Costello's career suffered a setback in late 1977, when her father suddenly died of a heart attack while watching her provide commentary for a bowling telecast. Afterwards, she experienced depression and anxiety attacks for several years. She told Bowling Digest in 2002, "I was so ultrasensitive to everything around me that I could feel the hair on my arms standing straight up, and no one could comprehend that. I would go to doctors and tell them my symptoms, and they'd look at me like I was ready for the psych ward. It was an awful, lonely place to be." However, Costello recovered and won three titles between 1979 and 1981. Patty won three more championships in 1985, including her fifth and final major at the LPBT Tournament of Champions, and was named PWBA Player of the Year by her fellow bowlers. Her final title was earned at the 1986 Ebonite Firebolt Classic. She bowled in her final professional event at the 1993 WIBC Queens, finishing second.

In addition to her professional accomplishments, Patty won a pair of WIBC (now USBC) Open Championship titles in the Classic Team category (1970 and 1972). Costello is a member of the United States Bowling Congress Hall of Fame (inducted 1989), and was inducted into the PWBA Hall of Fame with the inaugural 1995 class.
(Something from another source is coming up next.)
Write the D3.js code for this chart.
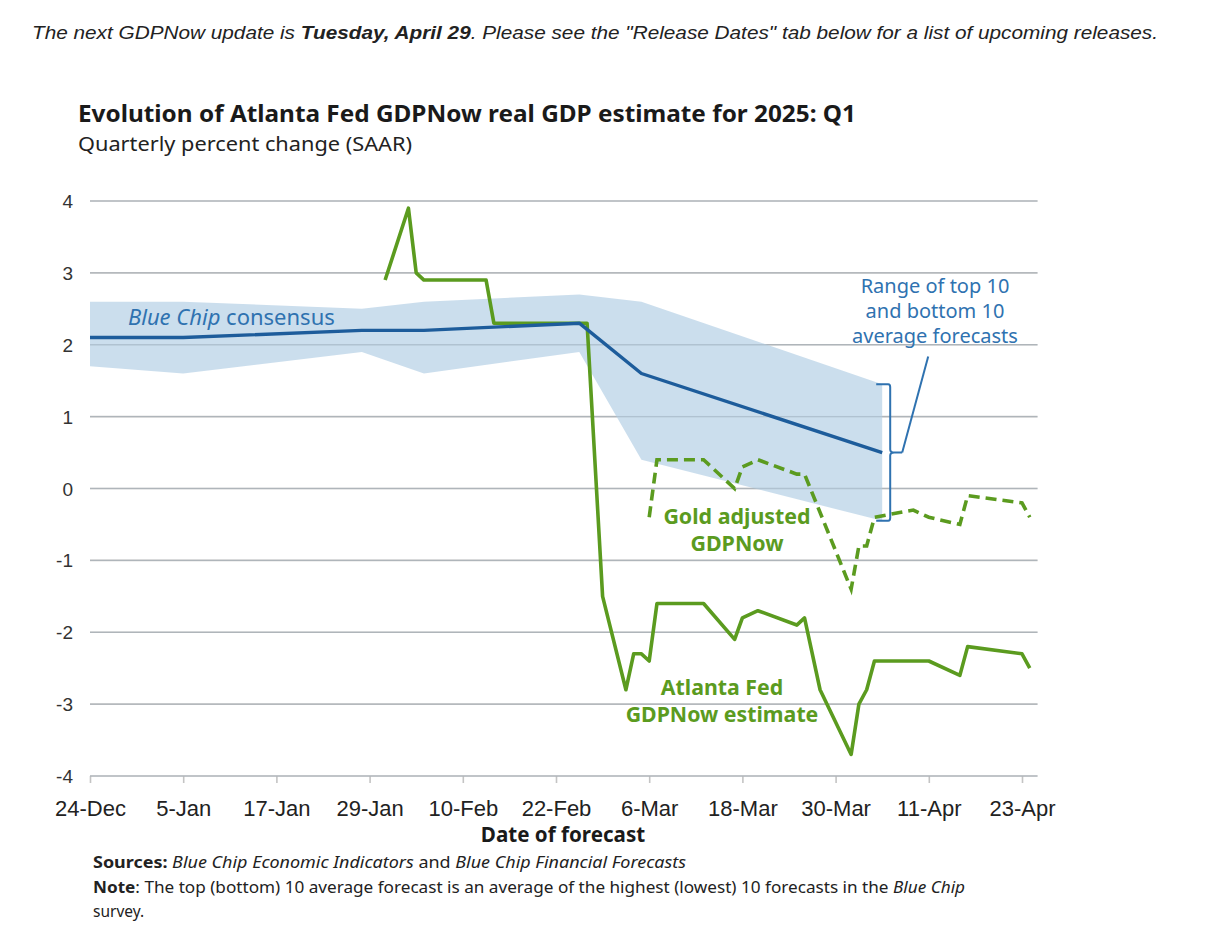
<!DOCTYPE html>
<html>
<head>
<meta charset="utf-8">
<script src="https://cdn.jsdelivr.net/npm/d3@7"></script>
<style>
  body { margin: 0; background: #fff; }
  svg { display: block; }
</style>
</head>
<body>
<div id="chart"></div>
<script>
// Chart data
var tickLabels = ["24-Dec", "5-Jan", "17-Jan", "29-Jan", "10-Feb", "22-Feb", "6-Mar", "18-Mar", "30-Mar", "11-Apr", "23-Apr"];
var yTicks = [4, 3, 2, 1, 0, -1, -2, -3, -4];

// Blue Chip consensus and its top 10 / bottom 10 range
var bcDates = ["2024-12-24", "2025-01-05", "2025-01-28", "2025-02-05", "2025-02-25", "2025-03-05", "2025-04-05"];
var bcConsensus = [2.1, 2.1, 2.2, 2.2, 2.3, 1.6, 0.5];
var bcTop = [2.6, 2.6, 2.5, 2.6, 2.7, 2.6, 1.45];
var bcBottom = [1.7, 1.6, 1.9, 1.6, 1.9, 0.4, -0.45];

// Atlanta Fed GDPNow estimate
var gdpDates = ["2025-01-31", "2025-02-03", "2025-02-04", "2025-02-05", "2025-02-13", "2025-02-14", "2025-02-26",
  "2025-02-28", "2025-03-03", "2025-03-04", "2025-03-05", "2025-03-06", "2025-03-07", "2025-03-13", "2025-03-17",
  "2025-03-18", "2025-03-20", "2025-03-25", "2025-03-26", "2025-03-28", "2025-04-01", "2025-04-02", "2025-04-03",
  "2025-04-04", "2025-04-09", "2025-04-11", "2025-04-15", "2025-04-16", "2025-04-23", "2025-04-24"];
var gdpNow = [2.9, 3.9, 3.0, 2.9, 2.9, 2.3, 2.3,
  -1.5, -2.8, -2.3, -2.3, -2.4, -1.6, -1.6, -2.1,
  -1.8, -1.7, -1.9, -1.8, -2.8, -3.7, -3.0, -2.8,
  -2.4, -2.4, -2.4, -2.6, -2.2, -2.3, -2.5];

// Gold adjusted GDPNow
var goldDates = ["2025-03-06", "2025-03-07", "2025-03-13", "2025-03-17", "2025-03-18", "2025-03-20", "2025-03-25",
  "2025-03-26", "2025-04-01", "2025-04-02", "2025-04-03", "2025-04-04", "2025-04-09", "2025-04-11", "2025-04-15",
  "2025-04-16", "2025-04-23", "2025-04-24"];
var goldNow = [-0.4, 0.4, 0.4, 0.0, 0.3, 0.4, 0.2,
  0.2, -1.4, -0.8, -0.8, -0.4, -0.3, -0.4, -0.5,
  -0.1, -0.2, -0.4];

var svgWidth = 1210;
var svgHeight = 940;

var green = "#5b9b1f";
var darkBlue = "#1d5c9b";
var labelBlue = "#2f72b0";
var bandFill = "#c5daeb";
var gridColor = "#c4c4c4";

var parseDate = d3.utcParse("%Y-%m-%d");

var svg = d3.select("#chart")
  .append("svg")
  .attr("width", svgWidth)
  .attr("height", svgHeight);

// header line above the chart
var header = svg.append("text")
  .attr("x", 32)
  .attr("y", 39)
  .attr("font-family", "Liberation Sans, Arial, sans-serif")
  .attr("font-style", "italic")
  .attr("font-size", 19)
  .attr("fill", "#222")
  .attr("textLength", 1126)
  .attr("lengthAdjust", "spacingAndGlyphs");
header.append("tspan").text("The next GDPNow update is ");
header.append("tspan").attr("font-weight", "bold").text("Tuesday, April 29");
header.append("tspan").text(". Please see the \"Release Dates\" tab below for a list of upcoming releases.");

// title and subtitle
svg.append("text")
  .attr("x", 78)
  .attr("y", 122)
  .attr("font-family", "Noto Sans, sans-serif")
  .attr("font-weight", "bold")
  .attr("font-size", 23)
  .attr("fill", "#1a1a1a")
  .attr("textLength", 778)
  .attr("lengthAdjust", "spacingAndGlyphs")
  .text("Evolution of Atlanta Fed GDPNow real GDP estimate for 2025: Q1");

svg.append("text")
  .attr("x", 78)
  .attr("y", 151)
  .attr("font-family", "Noto Sans, sans-serif")
  .attr("font-size", 20)
  .attr("fill", "#222")
  .attr("textLength", 334)
  .attr("lengthAdjust", "spacingAndGlyphs")
  .text("Quarterly percent change (SAAR)");

// scales
var xStart = parseDate("2024-12-24");
var xEnd = parseDate("2025-04-23");
var xScale = d3.scaleUtc()
  .domain([xStart, xEnd])
  .range([90, 1022]);

var yScale = d3.scaleLinear()
  .domain([-4, 4])
  .range([776, 201]);

var gridRight = xScale(d3.utcDay.offset(xEnd, 2));

// gridlines
svg.append("g")
  .selectAll("line")
  .data(yTicks)
  .enter()
  .append("line")
  .attr("x1", xScale(xStart))
  .attr("x2", gridRight)
  .attr("y1", d => yScale(d))
  .attr("y2", d => yScale(d))
  .attr("stroke", gridColor)
  .attr("stroke-width", 1.6);

// y labels
svg.append("g")
  .selectAll("text")
  .data(yTicks)
  .enter()
  .append("text")
  .attr("x", 73)
  .attr("y", d => yScale(d) + 7)
  .attr("text-anchor", "end")
  .attr("font-family", "Liberation Sans, Arial, sans-serif")
  .attr("font-size", 19)
  .attr("fill", "#333")
  .text(d => d);

// x axis ticks every 12 days
var tickDates = tickLabels.map((t, i) => d3.utcDay.offset(xStart, i * 12));
var bottomAxis = d3.axisBottom(xScale)
  .tickValues(tickDates)
  .tickSize(7)
  .tickFormat((d, i) => tickLabels[i]);

var xAxis = svg.append("g")
  .attr("transform", `translate(0, ${yScale(-4)})`)
  .call(bottomAxis);
xAxis.select(".domain").remove();
xAxis.selectAll(".tick line")
  .attr("stroke", gridColor)
  .attr("stroke-width", 1.6);
xAxis.selectAll(".tick text")
  .attr("y", 24)
  .attr("font-family", "Liberation Sans, Arial, sans-serif")
  .attr("font-size", 22)
  .attr("fill", "#222");

svg.append("text")
  .attr("x", 563)
  .attr("y", 842)
  .attr("text-anchor", "middle")
  .attr("font-family", "Noto Sans, sans-serif")
  .attr("font-weight", "bold")
  .attr("font-size", 20.6)
  .attr("fill", "#1a1a1a")
  .text("Date of forecast");

// Blue Chip range band
var bcData = bcDates.map((d, i) => ({
  date: parseDate(d),
  mid: bcConsensus[i],
  top: bcTop[i],
  bottom: bcBottom[i]
}));

var area = d3.area()
  .x(d => xScale(d.date))
  .y0(d => yScale(d.bottom))
  .y1(d => yScale(d.top));

svg.append("path")
  .datum(bcData)
  .attr("d", area)
  .attr("fill", bandFill)
  .attr("fill-opacity", 0.9);

// redraw gridlines faintly over the band, like the original
svg.append("g")
  .selectAll("line")
  .data(yTicks)
  .enter()
  .append("line")
  .attr("x1", xScale(xStart))
  .attr("x2", gridRight)
  .attr("y1", d => yScale(d))
  .attr("y2", d => yScale(d))
  .attr("stroke", "#8a9aa8")
  .attr("stroke-opacity", 0.35)
  .attr("stroke-width", 1.4);

var line = d3.line()
  .x(d => xScale(d.date))
  .y(d => yScale(d.value));

// GDPNow line
var gdpData = gdpDates.map((d, i) => ({ date: parseDate(d), value: gdpNow[i] }));
svg.append("path")
  .datum(gdpData)
  .attr("d", line)
  .attr("fill", "none")
  .attr("stroke", green)
  .attr("stroke-width", 3.6)
  .attr("stroke-linejoin", "round");

// Blue Chip consensus line
svg.append("path")
  .datum(bcData.map(d => ({ date: d.date, value: d.mid })))
  .attr("d", line)
  .attr("fill", "none")
  .attr("stroke", darkBlue)
  .attr("stroke-width", 3.4)
  .attr("stroke-linejoin", "round");

// Gold adjusted GDPNow line
var goldData = goldDates.map((d, i) => ({ date: parseDate(d), value: goldNow[i] }));
svg.append("path")
  .datum(goldData)
  .attr("d", line)
  .attr("fill", "none")
  .attr("stroke", green)
  .attr("stroke-width", 3.6)
  .attr("stroke-dasharray", "11,6");

// bracket showing the range at the last Blue Chip date
var last = bcData[bcData.length - 1];
var bx = xScale(last.date) + 8;
var bTop = yScale(last.top);
var bBot = yScale(last.bottom);
var bMid = yScale(last.mid);
svg.append("path")
  .attr("d", `M${bx - 14},${bTop} L${bx - 2},${bTop} Q${bx},${bTop} ${bx},${bTop + 3}
    L${bx},${bMid - 3} Q${bx},${bMid} ${bx + 4},${bMid} L${bx + 12},${bMid}
    M${bx + 4},${bMid} Q${bx},${bMid} ${bx},${bMid + 3}
    L${bx},${bBot - 3} Q${bx},${bBot} ${bx - 2},${bBot} L${bx - 14},${bBot}`)
  .attr("fill", "none")
  .attr("stroke", labelBlue)
  .attr("stroke-width", 2);

svg.append("line")
  .attr("x1", bx + 12)
  .attr("y1", bMid)
  .attr("x2", bx + 38)
  .attr("y2", bMid - 96)
  .attr("stroke", labelBlue)
  .attr("stroke-width", 2);

// series labels
var rangeLabel = ["Range of top 10", "and bottom 10", "average forecasts"];
svg.append("g")
  .selectAll("text")
  .data(rangeLabel)
  .enter()
  .append("text")
  .attr("x", 935)
  .attr("y", (d, i) => 293 + i * 25)
  .attr("text-anchor", "middle")
  .attr("font-family", "Noto Sans, sans-serif")
  .attr("font-size", 20)
  .attr("fill", labelBlue)
  .text(d => d);

var bcLabel = svg.append("text")
  .attr("x", 128)
  .attr("y", 325)
  .attr("font-family", "Noto Sans, sans-serif")
  .attr("font-size", 22)
  .attr("fill", labelBlue);
bcLabel.append("tspan").attr("font-style", "italic").text("Blue Chip");
bcLabel.append("tspan").text(" consensus");

var goldLabel = ["Gold adjusted", "GDPNow"];
svg.append("g")
  .selectAll("text")
  .data(goldLabel)
  .enter()
  .append("text")
  .attr("x", 737)
  .attr("y", (d, i) => 524 + i * 27)
  .attr("text-anchor", "middle")
  .attr("font-family", "Noto Sans, sans-serif")
  .attr("font-weight", "bold")
  .attr("font-size", 21.4)
  .attr("fill", green)
  .text(d => d);

var gdpLabel = ["Atlanta Fed", "GDPNow estimate"];
svg.append("g")
  .selectAll("text")
  .data(gdpLabel)
  .enter()
  .append("text")
  .attr("x", 722)
  .attr("y", (d, i) => 695 + i * 27)
  .attr("text-anchor", "middle")
  .attr("font-family", "Noto Sans, sans-serif")
  .attr("font-weight", "bold")
  .attr("font-size", 21.3)
  .attr("fill", green)
  .text(d => d);

// sources and note
var src = svg.append("text")
  .attr("x", 93)
  .attr("y", 868)
  .attr("font-family", "Noto Sans, sans-serif")
  .attr("font-size", 15.5)
  .attr("fill", "#222")
  .attr("textLength", 593)
  .attr("lengthAdjust", "spacingAndGlyphs");
src.append("tspan").attr("font-weight", "bold").text("Sources: ");
src.append("tspan").attr("font-style", "italic").text("Blue Chip Economic Indicators");
src.append("tspan").text(" and ");
src.append("tspan").attr("font-style", "italic").text("Blue Chip Financial Forecasts");

var note = svg.append("text")
  .attr("x", 93)
  .attr("y", 893)
  .attr("font-family", "Noto Sans, sans-serif")
  .attr("font-size", 15.5)
  .attr("fill", "#222")
  .attr("textLength", 872)
  .attr("lengthAdjust", "spacingAndGlyphs");
note.append("tspan").attr("font-weight", "bold").text("Note");
note.append("tspan").text(": The top (bottom) 10 average forecast is an average of the highest (lowest) 10 forecasts in the ");
note.append("tspan").attr("font-style", "italic").text("Blue Chip");

svg.append("text")
  .attr("x", 93)
  .attr("y", 917)
  .attr("font-family", "Noto Sans, sans-serif")
  .attr("font-size", 15.5)
  .attr("fill", "#222")
  .text("survey.");
</script>
</body>
</html>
==Costello's professional titles==
Major championships in bold text. (Source: 11thframe.com)
1. 1970 Columbia 300 Open
2. 1970 Showboat Open
3. 1970 Canton Open
4. 1971 Ebonite Open
5. 1971 PWBA Championship
6. 1972 Japan Starlanes Classic
7. 1972 Sacramento Classic
8. 1972 El Cajon Classic
9. 1972 PWBA Championship
10. 1972 Ebonite Cavalcade of Stars
11. 1976 Greater Akron Classic
12. 1976 LPBA Classic (L)
13. 1976 U.S. Women’s Open
14. 1976 Miami Open
15. 1976 Jamestown Open (L)
16. 1976 Columbia 300 Classic
17. 1976 PWBA Championship
18. 1977 National Bowling Council Mixed Doubles (w/Paul Colwell)
19. 1977 Miami Classic
20. 1979 Robby’s Chicago Classic
21. 1980 Pabst Extra Light Classic II
22. 1981 Pabst Extra Light Classic
23. 1985 Hammer Midwest Open
24. 1985 Fairhaven Classic
25. 1985 LPBT Tournament of Champions
26. 1986 Ebonite Firebolt Classic

L = Tournament conducted by LPBA.

==Accomplishments and honors==
- 26 professional titles (5 PWBA majors)
- 2x BWAA Female Bowler of the Year (1972, 1976)
- 1985 PWBA Player of the Year
- USBC Hall of Fame inductee (1989)
- PWBA Hall of Fame inductee (1995)

==Personal==
Patty Costello had the identical name as another professional bowler from Union City, California. Both were born Patricia Ann Costello, and both were of Irish descent and about the same age. The bowler known as "Pat" Costello (or "California Pat") won 13 titles between 1968 and 1981. The other main distinction is Pat bowled right-handed, while Patty was left-handed. Both women are in the PWBA Hall of Fame.

Costello lived with and subsequently became married to Steve Dain. They had divorced by 1985.

After retiring from competitive bowling, Costello began a career as a transport driver with the Community Medical Center in Scranton, Pennsylvania. "Bowling was my job then; this is my job now. In both cases, I've always been happy to meet people, talk to them, and get them feeling good to be around me", she told Bowling Digest.

Later in life, Patty was stricken with pancreatic cancer, passing away in 2009 at the age of 61.